Orange and AT&T set up virtualisation partnership
News

Orange and AT&T set up virtualisation partnership

Leading operators to align strategy on virtualisation and software-defined networking with open-source policy

Orange and AT&T are to work together to promote software-defined networking (SDN) and network function virtualisation (NFV) technologies. The two companies want to align their strategic vision, and will use open-source initiatives, they said.

The aim, the companies said, is to help the industry and business customers move faster towards a more agile, flexible and on-demand networking future.

Didier Duriez, senior vice president for global solutions at Orange Business Services, said: “Everyone benefits when network services and functions are designed around a common ecosystem that is delivered on open platforms. Innovation can happen faster and more easily, and this model will also help improve reliability and security.”

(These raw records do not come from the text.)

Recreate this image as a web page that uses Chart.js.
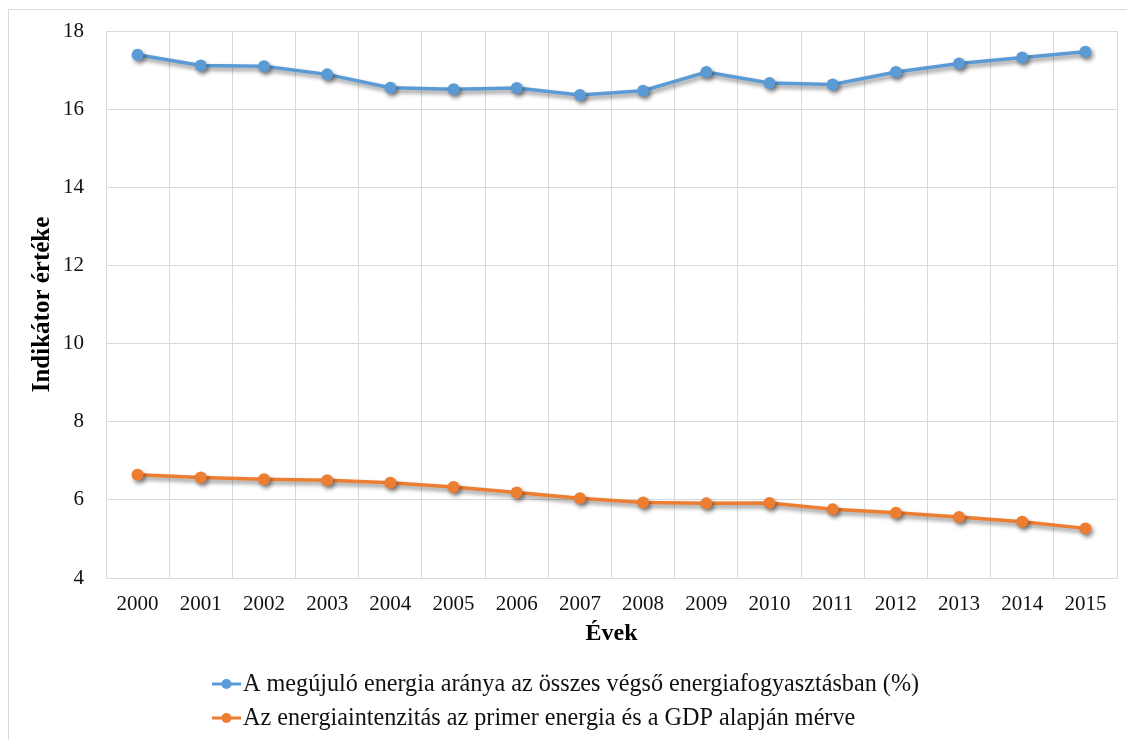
<!DOCTYPE html>
<html lang="hu">
<head>
<meta charset="utf-8">
<title>Indikátorok 2000-2015</title>
<script src="https://cdn.jsdelivr.net/npm/chart.js@4.4.1/dist/chart.umd.min.js"></script>
<style>
    html, body { margin: 0; padding: 0; background: #fff; }
    canvas { display: block; }
</style>
</head>
<body>
<canvas id="indikatorChart" width="1127" height="740"></canvas>
<script>
// Adatok
const evek = ['2000', '2001', '2002', '2003', '2004', '2005', '2006', '2007',
              '2008', '2009', '2010', '2011', '2012', '2013', '2014', '2015'];
const megujuloArany = [17.39, 17.12, 17.10, 16.89, 16.55, 16.51, 16.54, 16.36,
                       16.47, 16.95, 16.67, 16.63, 16.95, 17.17, 17.32, 17.47];
const energiaintenzitas = [6.64, 6.57, 6.53, 6.50, 6.44, 6.33, 6.19, 6.04,
                           5.93, 5.91, 5.92, 5.76, 5.67, 5.56, 5.44, 5.27];
const sorozatNevek = [
    'A megújuló energia aránya az összes végső energiafogyasztásban (%)',
    'Az energiaintenzitás az primer energia és a GDP alapján mérve'
];

document.addEventListener('DOMContentLoaded', () => {

    const betu = '"Liberation Serif", "Times New Roman", serif';
    const racsSzin = '#d9d9d9';

    // Diagram keret (bal és felső él)
    const keret = {
        id: 'keret',
        beforeDraw(chart) {
            const ctx = chart.ctx;
            ctx.save();
            ctx.strokeStyle = racsSzin;
            ctx.lineWidth = 1;
            ctx.beginPath();
            ctx.moveTo(8.5, chart.height);
            ctx.lineTo(8.5, 9.5);
            ctx.lineTo(chart.width, 9.5);
            ctx.stroke();
            ctx.restore();
        }
    };

    // Árnyék a vonalak és pontok alá
    const arnyek = {
        id: 'arnyek',
        beforeDatasetsDraw(chart) {
            const ctx = chart.ctx;
            ctx.save();
            ctx.shadowColor = 'rgba(0, 0, 0, 0.45)';
            ctx.shadowBlur = 4;
            ctx.shadowOffsetX = 2;
            ctx.shadowOffsetY = 3;
        },
        afterDatasetsDraw(chart) {
            chart.ctx.restore();
        }
    };

    // Jelmagyarázat egymás alatt, balra igazítva
    const jelmagyarazat = {
        id: 'jelmagyarazat',
        afterDraw(chart) {
            const ctx = chart.ctx;
            const x0 = 212;
            ctx.save();
            ctx.font = '24.2px ' + betu;
            ctx.textBaseline = 'middle';
            ctx.textAlign = 'left';
            chart.data.datasets.forEach((ds, i) => {
                const y = 684 + i * 34;
                ctx.strokeStyle = ds.borderColor;
                ctx.lineWidth = 3;
                ctx.beginPath();
                ctx.moveTo(x0, y);
                ctx.lineTo(x0 + 29, y);
                ctx.stroke();
                ctx.fillStyle = ds.borderColor;
                ctx.beginPath();
                ctx.arc(x0 + 14.5, y, 5, 0, Math.PI * 2);
                ctx.fill();
                ctx.fillStyle = '#111';
                ctx.fillText(ds.label, x0 + 31, y + 1);
            });
            ctx.restore();
        }
    };

    const ctxIndikator = document.getElementById('indikatorChart').getContext('2d');

    new Chart(ctxIndikator, {
        type: 'line',
        data: {
            labels: evek,
            datasets: [{
                label: sorozatNevek[0],
                data: megujuloArany,
                borderColor: '#5b9bd5',
                backgroundColor: '#5b9bd5',
                borderWidth: 3.5,
                pointRadius: 6,
                pointBorderWidth: 0,
                tension: 0
            }, {
                label: sorozatNevek[1],
                data: energiaintenzitas,
                borderColor: '#ed7d31',
                backgroundColor: '#ed7d31',
                borderWidth: 3.5,
                pointRadius: 6,
                pointBorderWidth: 0,
                tension: 0
            }]
        },
        options: {
            responsive: false,
            animation: false,
            devicePixelRatio: 1,
            layout: { padding: { top: 31, right: 10, left: 0, bottom: 0 } },
            plugins: {
                legend: { display: false },
                tooltip: { enabled: false }
            },
            scales: {
                x: {
                    offset: true,
                    grid: { offset: true, color: racsSzin, drawTicks: false },
                    border: { color: racsSzin },
                    ticks: {
                        color: '#111',
                        padding: 14,
                        font: { family: betu, size: 21 }
                    },
                    title: {
                        display: true,
                        text: 'Évek',
                        color: '#000',
                        font: { family: betu, size: 24, weight: 'bold' },
                        padding: { top: 0, bottom: 92 }
                    },
                    afterFit(scale) { scale.height = 162; }
                },
                y: {
                    min: 4,
                    max: 18,
                    ticks: {
                        stepSize: 2,
                        color: '#111',
                        padding: 22,
                        font: { family: betu, size: 21 }
                    },
                    grid: { color: racsSzin, drawTicks: false },
                    border: { color: racsSzin },
                    title: {
                        display: true,
                        text: 'Indikátor értéke',
                        color: '#000',
                        font: { family: betu, size: 25, weight: 'bold' },
                        padding: { top: 28, bottom: 0 }
                    },
                    afterFit(scale) {
                        scale.width = 106;
                        // a címkék távolsága ne tolja le a rajzterület tetejét
                        scale.paddingTop = 0;
                        scale.paddingBottom = 0;
                    }
                }
            }
        },
        plugins: [keret, arnyek, jelmagyarazat]
    });
});
</script>
</body>
</html>
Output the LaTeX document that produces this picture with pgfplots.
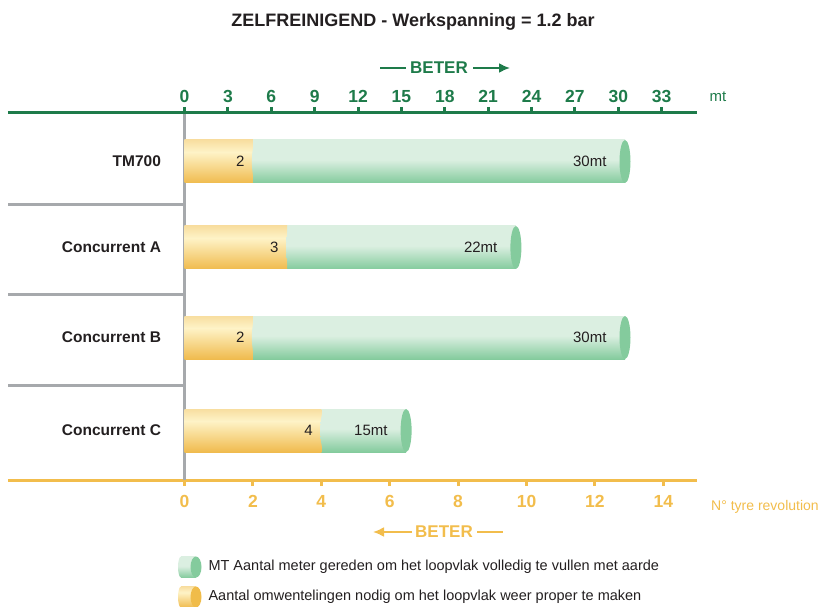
\documentclass[border=0pt]{standalone}
\usepackage{fontspec}
\setmainfont{Liberation Sans}
\usepackage{pgfplots}
\pgfplotsset{compat=1.18}
\usepackage{pgfplotstable}
\usetikzlibrary{arrows.meta}

\definecolor{gDark}{HTML}{1E7B4A}
\definecolor{oAx}{HTML}{F2BD4C}
\definecolor{grey}{HTML}{A6A9AC}
\definecolor{txt}{HTML}{231F20}
\definecolor{oTop}{HTML}{F8DEA0}
\definecolor{oMid}{HTML}{FEF3C7}
\definecolor{oBot}{HTML}{F0BB4E}
\definecolor{gTop}{HTML}{DBEFE1}
\definecolor{gBot}{HTML}{84CB9D}
\definecolor{gCap}{HTML}{84CB9D}
\definecolor{oCap}{HTML}{F0BC4A}

\pgfdeclareverticalshading{gbar}{100bp}{color(0bp)=(gBot); color(25bp)=(gBot); color(52bp)=(gTop); color(100bp)=(gTop)}
\pgfdeclareverticalshading{obar}{100bp}{color(0bp)=(oBot); color(25bp)=(oBot); color(61bp)=(oMid); color(75bp)=(oTop); color(100bp)=(oTop)}
\pgfdeclareplotmark{seam}{\pgfpathellipse{\pgfqpoint{4pt}{0pt}}{\pgfqpoint{5pt}{0pt}}{\pgfqpoint{0pt}{21.5pt}}\pgfshadepath{gbar}{0}\pgfusepath{discard}}
\pgfdeclareplotmark{cap}{\pgfpathellipse{\pgfpointorigin}{\pgfqpoint{5.5pt}{0pt}}{\pgfqpoint{0pt}{21.5pt}}\pgfusepathqfill}

% y = position of the bar (pt from bottom), rev = tyre revolutions, endx = end of green bar (rev scale)
\pgfplotstableread{
y     rev endx  mtlab
444.5 2   12.88 30mt
358.5 3   9.69  22mt
268.5 2   12.88 30mt
175.5 4   6.48  15mt
}\data

% one row of the table: green bar, orange bar
\newcommand{\onerow}[2]{%
\addplot[xbar, bar shift=0pt, bar width=43, draw=none, shading=gbar,
  skip coords between index={0}{#1}, skip coords between index={#2}{4}]
  table[x=endx, y=y] {\data};
\addplot[xbar, bar shift=0pt, bar width=43, draw=none, shading=obar,
  skip coords between index={0}{#1}, skip coords between index={#2}{4}]
  table[x=rev, y=y] {\data};
}

\begin{document}
\begin{tikzpicture}
\begin{axis}[
  at={(8pt,126pt)}, anchor=south west,
  scale only axis, width=689pt, height=367pt,
  xmin=-5.1608, xmax=14.9854, ymin=126, ymax=493,
  axis x line*=bottom, axis y line=middle,
  hide obscured x ticks=false,
  x axis line style={-, line width=3pt, color=oAx},
  y axis line style={-, line width=3pt, color=grey},
  xtick={0,2,...,14},
  xtick style={line width=3pt, color=oAx},
  tick align=outside, major tick length=6pt,
  /pgf/number format/assume math mode=true,
  xticklabel style={font=\bfseries\fontsize{17.5}{17.5}\selectfont, text=oAx, yshift=-6pt},
  ytick={444.5,358.5,268.5,175.5},
  yticklabels={TM700,Concurrent A,Concurrent B,Concurrent C},
  ytick style={draw=none},
  yticklabel style={font=\bfseries\fontsize{15.5}{15.5}\selectfont, text=txt, anchor=east, xshift=-14pt},
  clip=false,
]
\onerow{0}{1}
\onerow{1}{2}
\onerow{2}{3}
\onerow{3}{4}
% rounded seam of green part
\addplot[only marks, mark=seam] table[x=rev, y=y] {\data};
% caps
\addplot[only marks, mark=cap, color=gCap] table[x=endx, y=y] {\data};
% metre labels
\addplot[draw=none, nodes near coords, point meta=explicit symbolic,
  every node near coord/.append style={anchor=east, xshift=-15pt, font=\fontsize{15}{15}\selectfont, text=txt}]
  table[x=endx, y=y, meta=mtlab] {\data};
% revolution labels
\addplot[draw=none, nodes near coords, point meta=explicit symbolic,
  every node near coord/.append style={anchor=east, xshift=-5pt, font=\fontsize{15}{15}\selectfont, text=txt}]
  table[x=rev, y=y, meta=rev] {\data};
\end{axis}
\begin{axis}[
  at={(8pt,126pt)}, anchor=south west,
  scale only axis, width=689pt, height=367pt,
  xmin=-12.206, xmax=35.443, ymin=126, ymax=493,
  axis x line*=top, axis y line=none,
  x axis line style={-, line width=3pt, color=gDark},
  xtick={0,3,...,33},
  xtick style={line width=3pt, color=gDark},
  tick align=outside, major tick length=6pt,
  /pgf/number format/assume math mode=true,
  xticklabel style={font=\bfseries\fontsize{17.5}{17.5}\selectfont, text=gDark, yshift=1pt},
]
\end{axis}
% separators
\foreach \yy in {401.7,311.7,220.5}{
  \draw[grey, line width=3pt] (8pt,\yy pt) -- (184.5pt,\yy pt);
}
% title
\node[font=\bfseries\fontsize{18}{18}\selectfont, text=txt] at (413pt,584pt) {ZELFREINIGEND - Werkspanning = 1.2 bar};
% BETER top
\draw[gDark, line width=2pt] (380pt,538pt) -- (406pt,538pt);
\node[font=\bfseries\fontsize{17}{17}\selectfont, text=gDark] at (439pt,538pt) {BETER};
\draw[gDark, line width=2pt, -{Latex[length=11pt,width=10pt]}] (473pt,538pt) -- (510pt,538pt);
\node[font=\fontsize{15}{15}\selectfont, text=gDark, anchor=west] at (706pt,509pt) {mt};
% BETER bottom
\draw[oAx, line width=2pt, -{Latex[length=11pt,width=10pt]}] (412pt,74pt) -- (373pt,74pt);
\node[font=\bfseries\fontsize{17}{17}\selectfont, text=oAx] at (444pt,74pt) {BETER};
\draw[oAx, line width=2pt] (477pt,74pt) -- (503pt,74pt);
\node[font=\fontsize{14}{14}\selectfont, text=oAx, anchor=west, inner sep=0pt] at (711pt,99pt) {N° tyre revolution};
% legend
\shade[shading=gbar] (181pt,39pt) ellipse (3pt and 10.5pt);
\shade[shading=gbar] (181pt,28.5pt) rectangle (196pt,49.5pt);
\fill[gCap] (196pt,39pt) ellipse (5.5pt and 10.5pt);
\node[font=\fontsize{14.5}{14.5}\selectfont, text=txt, anchor=west] at (205pt,39pt) {MT Aantal meter gereden om het loopvlak volledig te vullen met aarde};
\shade[shading=obar] (181pt,9pt) ellipse (3pt and 10.5pt);
\shade[shading=obar] (181pt,-1.5pt) rectangle (196pt,19.5pt);
\fill[oCap] (196pt,9pt) ellipse (5.5pt and 10.5pt);
\node[font=\fontsize{14.5}{14.5}\selectfont, text=txt, anchor=west] at (205pt,9pt) {Aantal omwentelingen nodig om het loopvlak weer proper te maken};
\pgfresetboundingbox
\useasboundingbox (0pt,0pt) rectangle (825pt,606pt);
\end{tikzpicture}
\end{document}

AT&T Business Solutions’ Roman Pacewicz, senior vice president for offer management and service integration, said: “We’re committed to defining a framework that will accelerate the adoption of SDN. Driving the industry toward a standardised approach will reduce the cost and complexity created by proprietary implementation of equipment in the network and on the customer premise.”

The companies said that telcos and enterprise customers have to deal with proprietary standards, closed architectures and multiple equipment vendors that have different platforms and specifications. “AT&T and Orange will identify appropriate forums for industry standardisation discussions to drive standardisation efforts forward. By introducing common standards and interfaces, the industry would simplify technological integration, increase operational efficiency and reduce costs, resulting in shorter deployment cycles and a faster pace of innovation,” they said.

Until now much of the work towards virtualisation has taken place in the European Telecommunications Standards Institution (ETSI), and the AT&T/Orange statement leaves open the possibility that ETSI will be one of the forums the two companies choose.

They said they will focus on a number of areas:

• making customer premises equipment and services truly universal;

• introducing common guidelines and templates for virtual network functions;

• developing standard application programming interfaces.